- Directive
Set down every entry word for word. Omit the pictures.

- Provided data
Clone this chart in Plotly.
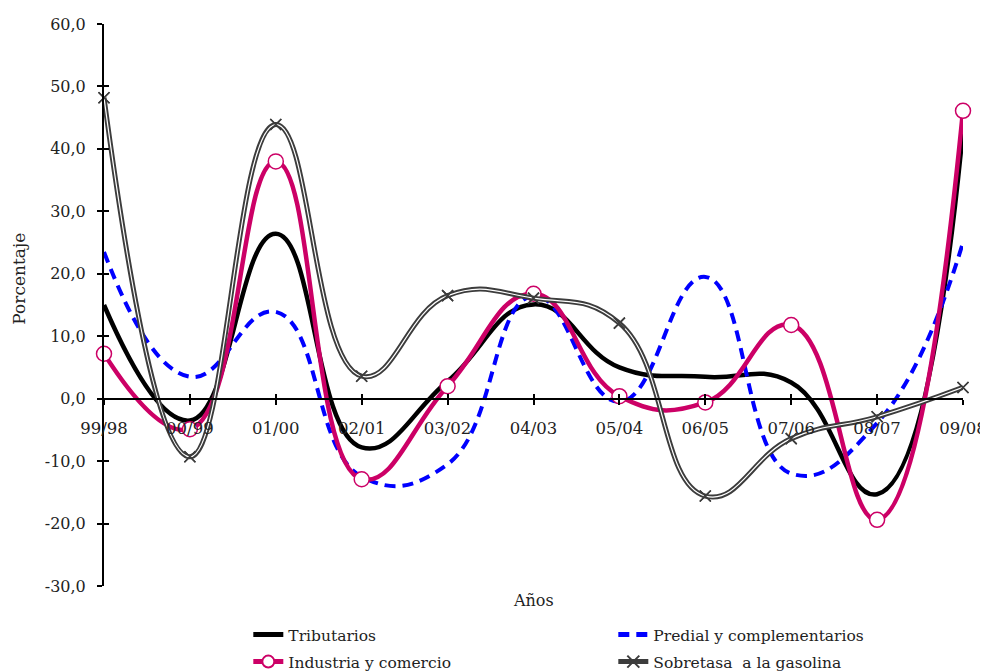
import plotly.graph_objects as go

# datos
anios = ["99/98", "00/99", "01/00", "02/01", "03/02", "04/03",
         "05/04", "06/05", "07/06", "08/07", "09/08"]

tributarios = [15.0, -3.5, 26.4, -7.8, 2.8, 15.1, 5.0, 3.5, 2.6, -15.3, 43.0]
predial = [23.5, 3.5, 13.9, -12.5, -10.5, 16.5, -0.5, 19.5, -12.0, -3.9, 25.0]
industria = [7.2, -4.9, 38.0, -12.9, 2.0, 16.8, 0.4, -0.6, 11.8, -19.4, 46.1]
sobretasa = [48.2, -9.3, 43.9, 3.6, 16.5, 16.1, 12.1, -15.6, -6.4, -2.9, 1.8]

y_ticks = [-30, -20, -10, 0, 10, 20, 30, 40, 50, 60]
y_tick_labels = ["-30,0", "-20,0", "-10,0", "0,0", "10,0", "20,0",
                 "30,0", "40,0", "50,0", "60,0"]

fuente = "DejaVu Serif"
texto = "#222222"
gris = "#3c3c3c"
magenta = "#CC0066"
suave = 1.3

fig = go.Figure()

fig.add_trace(go.Scatter(x=anios, y=tributarios, name="Tributarios", mode="lines",
                         line=dict(color="black", width=4.5, shape="spline", smoothing=suave),
                         cliponaxis=False, legend="legend"))
fig.add_trace(go.Scatter(x=anios, y=predial, name="Predial y complementarios", mode="lines",
                         line=dict(color="#0000FF", width=4, dash="11px,7px",
                                   shape="spline", smoothing=suave),
                         cliponaxis=False, legend="legend"))
fig.add_trace(go.Scatter(x=anios, y=industria, name="Industria y comercio", mode="lines+markers",
                         line=dict(color=magenta, width=4.5, shape="spline", smoothing=suave),
                         marker=dict(symbol="circle", size=15, color="white",
                                     line=dict(color=magenta, width=1.5)),
                         cliponaxis=False, legend="legend2"))
# linea doble: gris ancha + blanca fina encima
fig.add_trace(go.Scatter(x=anios, y=sobretasa, name="Sobretasa  a la gasolina", mode="lines+markers",
                         line=dict(color=gris, width=5, shape="spline", smoothing=suave),
                         marker=dict(symbol="x-thin", size=11, color=gris,
                                     line=dict(color=gris, width=1.5)),
                         cliponaxis=False, legend="legend2"))
fig.add_trace(go.Scatter(x=anios, y=sobretasa, mode="lines", showlegend=False, hoverinfo="skip",
                         line=dict(color="white", width=1.2, shape="spline", smoothing=suave),
                         cliponaxis=False))
fig.add_trace(go.Scatter(x=anios, y=sobretasa, mode="markers", showlegend=False, hoverinfo="skip",
                         marker=dict(symbol="x-thin", size=11, color=gris,
                                     line=dict(color=gris, width=1.5)),
                         cliponaxis=False))
# eje auxiliar para que las marcas crucen el eje
fig.add_trace(go.Scatter(x=[], y=[], xaxis="x2", yaxis="y2", showlegend=False))

leg = dict(orientation="h", x=0.168, xanchor="left", yanchor="top",
           entrywidth=320, entrywidthmode="pixels", bgcolor="rgba(0,0,0,0)",
           itemsizing="constant",
           font=dict(family=fuente, size=15.5, color=texto))

# la pagina deja 8px de margen en el body, por eso la figura es 980x664
fig.update_layout(
    width=980, height=664,
    margin=dict(l=96, r=25, t=16, b=86, autoexpand=False),
    plot_bgcolor="white", paper_bgcolor="white",
    font=dict(family=fuente, size=16, color=texto),
    showlegend=True,
    legend=dict(leg, y=-0.057),
    legend2=dict(leg, y=-0.105),
    xaxis=dict(type="category", range=[0, 10], anchor="free", position=1 / 3,
               showline=True, linecolor="black", linewidth=2,
               ticks="outside", ticklen=5, tickwidth=1.5, tickcolor="black",
               ticklabelstandoff=10, showgrid=False, zeroline=False,
               tickfont=dict(family=fuente, size=16.5, color=texto)),
    yaxis=dict(range=[-30, 60], tickvals=y_ticks, ticktext=y_tick_labels,
               showline=True, linecolor="black", linewidth=2,
               ticks="outside", ticklen=5, tickwidth=2, tickcolor="black",
               ticklabelstandoff=8, showgrid=False, zeroline=False,
               tickfont=dict(family=fuente, size=16, color=texto)),
    xaxis2=dict(overlaying="x", type="linear", range=[0, 10], tickvals=list(range(11)),
                anchor="free", position=1 / 3, ticks="inside", ticklen=5, tickwidth=1.5,
                tickcolor="black", showticklabels=False, showline=False,
                showgrid=False, zeroline=False),
    yaxis2=dict(overlaying="y", range=[-30, 60], tickvals=y_ticks, anchor="x2", side="left",
                ticks="inside", ticklen=5, tickwidth=2, tickcolor="black",
                showticklabels=False, showline=False, showgrid=False, zeroline=False),
    annotations=[
        dict(text="Años", xref="paper", yref="paper", x=0.5, y=-0.025,
             xanchor="center", yanchor="middle", showarrow=False,
             font=dict(family=fuente, size=16, color=texto)),
        dict(text="Porcentaje", xref="paper", yref="paper", x=-0.1, y=0.547,
             xanchor="center", yanchor="middle", showarrow=False, textangle=-90,
             font=dict(family=fuente, size=17, color=texto)),
    ],
)

fig.write_html("out.html")
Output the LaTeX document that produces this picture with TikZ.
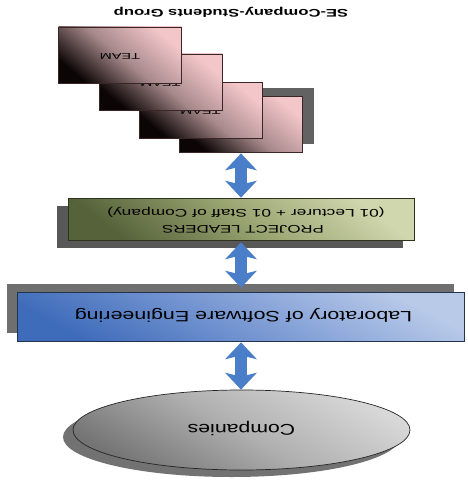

- Task result
Clone this chart in Plotly.
import plotly.graph_objects as go

# datos
anios = ["99/98", "00/99", "01/00", "02/01", "03/02", "04/03",
         "05/04", "06/05", "07/06", "08/07", "09/08"]

tributarios = [15.0, -3.5, 26.4, -7.8, 2.8, 15.1, 5.0, 3.5, 2.6, -15.3, 43.0]
predial = [23.5, 3.5, 13.9, -12.5, -10.5, 16.5, -0.5, 19.5, -12.0, -3.9, 25.0]
industria = [7.2, -4.9, 38.0, -12.9, 2.0, 16.8, 0.4, -0.6, 11.8, -19.4, 46.1]
sobretasa = [48.2, -9.3, 43.9, 3.6, 16.5, 16.1, 12.1, -15.6, -6.4, -2.9, 1.8]

y_ticks = [-30, -20, -10, 0, 10, 20, 30, 40, 50, 60]
y_tick_labels = ["-30,0", "-20,0", "-10,0", "0,0", "10,0", "20,0",
                 "30,0", "40,0", "50,0", "60,0"]

fuente = "DejaVu Serif"
texto = "#222222"
gris = "#3c3c3c"
magenta = "#CC0066"
suave = 1.3

fig = go.Figure()

fig.add_trace(go.Scatter(x=anios, y=tributarios, name="Tributarios", mode="lines",
                         line=dict(color="black", width=4.5, shape="spline", smoothing=suave),
                         cliponaxis=False, legend="legend"))
fig.add_trace(go.Scatter(x=anios, y=predial, name="Predial y complementarios", mode="lines",
                         line=dict(color="#0000FF", width=4, dash="11px,7px",
                                   shape="spline", smoothing=suave),
                         cliponaxis=False, legend="legend"))
fig.add_trace(go.Scatter(x=anios, y=industria, name="Industria y comercio", mode="lines+markers",
                         line=dict(color=magenta, width=4.5, shape="spline", smoothing=suave),
                         marker=dict(symbol="circle", size=15, color="white",
                                     line=dict(color=magenta, width=1.5)),
                         cliponaxis=False, legend="legend2"))
# linea doble: gris ancha + blanca fina encima
fig.add_trace(go.Scatter(x=anios, y=sobretasa, name="Sobretasa  a la gasolina", mode="lines+markers",
                         line=dict(color=gris, width=5, shape="spline", smoothing=suave),
                         marker=dict(symbol="x-thin", size=11, color=gris,
                                     line=dict(color=gris, width=1.5)),
                         cliponaxis=False, legend="legend2"))
fig.add_trace(go.Scatter(x=anios, y=sobretasa, mode="lines", showlegend=False, hoverinfo="skip",
                         line=dict(color="white", width=1.2, shape="spline", smoothing=suave),
                         cliponaxis=False))
fig.add_trace(go.Scatter(x=anios, y=sobretasa, mode="markers", showlegend=False, hoverinfo="skip",
                         marker=dict(symbol="x-thin", size=11, color=gris,
                                     line=dict(color=gris, width=1.5)),
                         cliponaxis=False))
# eje auxiliar para que las marcas crucen el eje
fig.add_trace(go.Scatter(x=[], y=[], xaxis="x2", yaxis="y2", showlegend=False))

leg = dict(orientation="h", x=0.168, xanchor="left", yanchor="top",
           entrywidth=320, entrywidthmode="pixels", bgcolor="rgba(0,0,0,0)",
           itemsizing="constant",
           font=dict(family=fuente, size=15.5, color=texto))

# la pagina deja 8px de margen en el body, por eso la figura es 980x664
fig.update_layout(
    width=980, height=664,
    margin=dict(l=96, r=25, t=16, b=86, autoexpand=False),
    plot_bgcolor="white", paper_bgcolor="white",
    font=dict(family=fuente, size=16, color=texto),
    showlegend=True,
    legend=dict(leg, y=-0.057),
    legend2=dict(leg, y=-0.105),
    xaxis=dict(type="category", range=[0, 10], anchor="free", position=1 / 3,
               showline=True, linecolor="black", linewidth=2,
               ticks="outside", ticklen=5, tickwidth=1.5, tickcolor="black",
               ticklabelstandoff=10, showgrid=False, zeroline=False,
               tickfont=dict(family=fuente, size=16.5, color=texto)),
    yaxis=dict(range=[-30, 60], tickvals=y_ticks, ticktext=y_tick_labels,
               showline=True, linecolor="black", linewidth=2,
               ticks="outside", ticklen=5, tickwidth=2, tickcolor="black",
               ticklabelstandoff=8, showgrid=False, zeroline=False,
               tickfont=dict(family=fuente, size=16, color=texto)),
    xaxis2=dict(overlaying="x", type="linear", range=[0, 10], tickvals=list(range(11)),
                anchor="free", position=1 / 3, ticks="inside", ticklen=5, tickwidth=1.5,
                tickcolor="black", showticklabels=False, showline=False,
                showgrid=False, zeroline=False),
    yaxis2=dict(overlaying="y", range=[-30, 60], tickvals=y_ticks, anchor="x2", side="left",
                ticks="inside", ticklen=5, tickwidth=2, tickcolor="black",
                showticklabels=False, showline=False, showgrid=False, zeroline=False),
    annotations=[
        dict(text="Años", xref="paper", yref="paper", x=0.5, y=-0.025,
             xanchor="center", yanchor="middle", showarrow=False,
             font=dict(family=fuente, size=16, color=texto)),
        dict(text="Porcentaje", xref="paper", yref="paper", x=-0.1, y=0.547,
             xanchor="center", yanchor="middle", showarrow=False, textangle=-90,
             font=dict(family=fuente, size=17, color=texto)),
    ],
)

fig.write_html("out.html")
Output the LaTeX document that produces this picture with TikZ.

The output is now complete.